Our vector core can be tailored to support different data types: FP64, FP32, FP16, BF16, INT64, INT32, INT16 or INT8, depending on the customer’s target application domain.

The largest data type size in bits defines the vector core width or ELEN. Customers then select the number of vector cores to be implemented within the Vector Unit, either 4, 8, 16 or 32 cores, catering for a very wide range of power-performance-area trade-off options.

Once these choices are made, the total Vector Unit data path width or DLEN is ELEN x number of vector cores. We support DLEN configurations from 128b to 2048b.

Our Vector Unit is equipped with a high-performance, cross-vector-core network that provides all-to-all connectivity between the vector cores at high bandwidth, even for the very large, 32-vector core option.

The cross-vector-core unit is used for specific instructions in the RISC-V standard that shuffle data between the different vector cores, such as vrgather, vslide, etc.

We also offer a second key choice in the Vector Unit: the number of bits of each vector register (known as VLEN) can also be tailored to customer’s needs.

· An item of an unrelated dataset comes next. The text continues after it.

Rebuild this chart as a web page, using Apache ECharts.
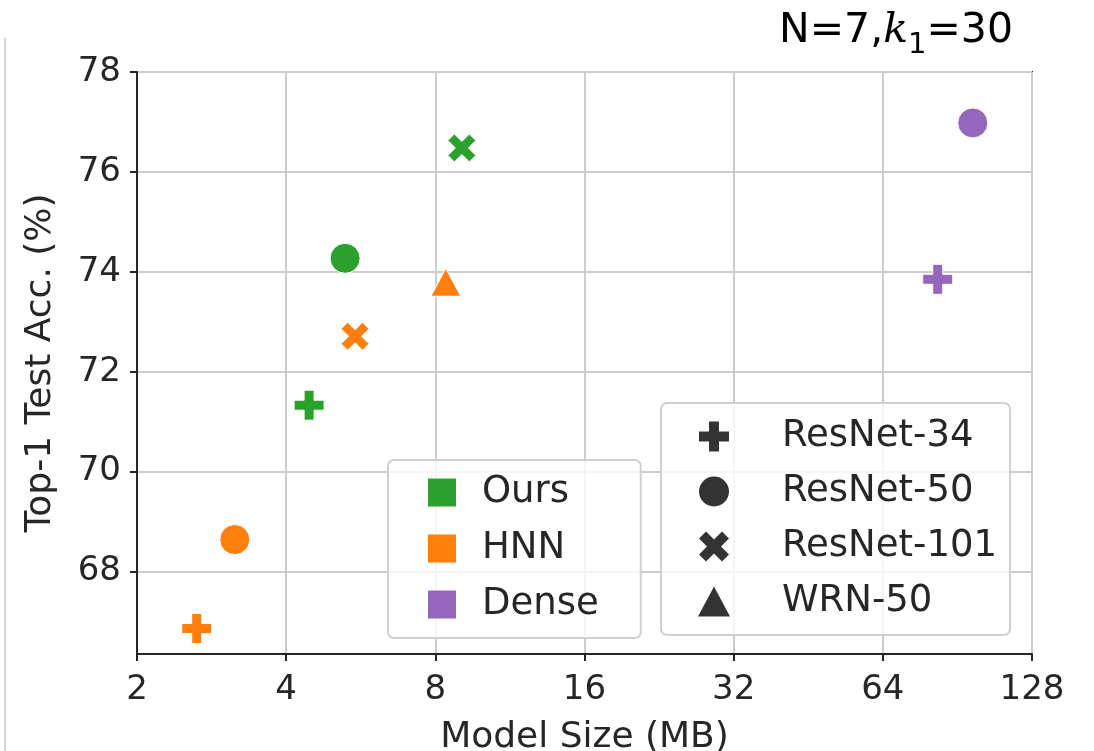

While most other vendors assume that VLEN is equal to DLEN (i.e., 1X ratio), we offer 2X, 4X and 8X ratios. When the VLEN is larger than the DLEN, a vector operation uses multiple cycles to execute. This is a great feature for tolerating large memory latencies and for reducing power.

For example, when VLEN=2048 and DLEN=512,
each vector arithmetic operation will take 4 clocks to execute.